Stiles purses his lips unhappily.
—
When Stiles trails off from his quiet chatting, jaw cracking on a yawn, Derek prompts him to go to bed. Stiles nods, and Derek is prepared to curl up in the corner and leave Stiles to it when he’s dragged up and unceremoniously dumped on the mattress.
“Just so you’re aware,” Stiles warns him. “I’m a snuggler. We will be snuggling. It happens, Scott can attest to that.”
Derek nods, unsure of what to say.
This isn’t what he’s used to. He doesn’t normally have pack to curl up with in safety after something like this. Usually he winds up alone, in an unheated makeshift den, teeth grit has he holds himself together. He doesn’t know what to do with this, with Stiles’ kindness.
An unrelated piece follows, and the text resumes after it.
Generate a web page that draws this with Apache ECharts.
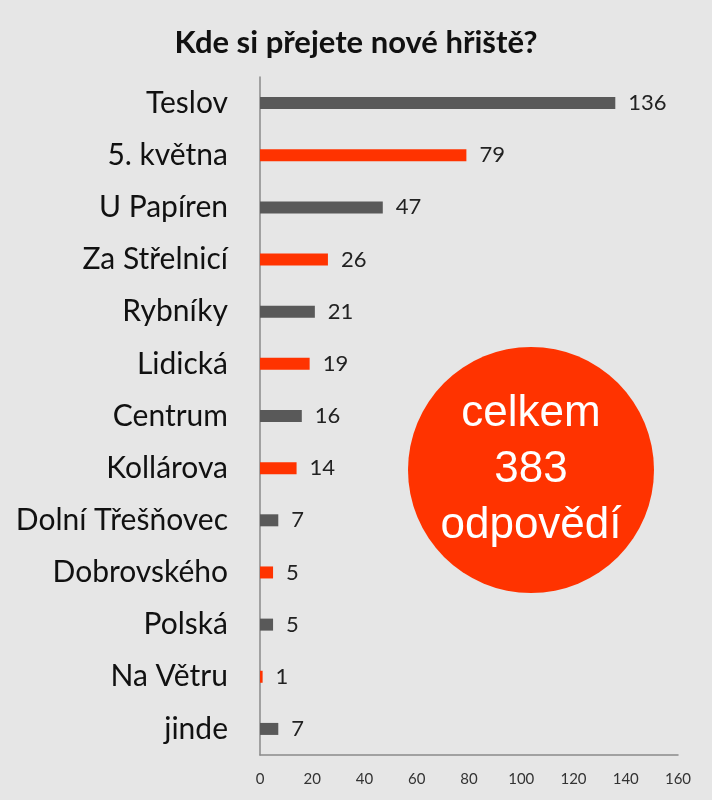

He thought Stiles hated him, wouldn’t blame him if he did, but Stiles just pokes him in an unbruised stretch of skin until Derek shimmies over to the wall to make room for him. He does it like it’s easy, like it’s something they’ve done before even though he knows it isn’t, acting like there’s no history of animosity between them at all.
He smiles at Derek, a small, new thing. Something that makes Derek dare to hope that the feeling of pack he’d gotten—when Stiles put himself between a wounded Derek and a hunter, when Derek found his betas defending him, when they took him to Deaton to make sure he was alright—might not be so temporary after all.
Finally, slowly, he lets his body relax. The trembling finally settles. He allows his eyes to droop closed.
They blink back open when a warm body curls up carefully against his own, a head settling over his chest as if to listen to his heart. When he makes a questioning noise the body squirms.
“I told you,” he says. “I’m a snuggler. I’m just preempting it. That's what I’m good at; being prepared.”
Derek hears Stiles’ heart blip on the lie and a smile curls at the corners of his mouth. Deciding now it’s probably not quite so unwelcome, Derek drops his nose to Stiles’ hair. He smells of contentment and Stiles and pack.
“I’ve got you, sourwolf,” Stiles murmurs before they drift off to sleep.
For the first time in a long time, even before this most recent kidnapping fiasco, Derek is able to rest.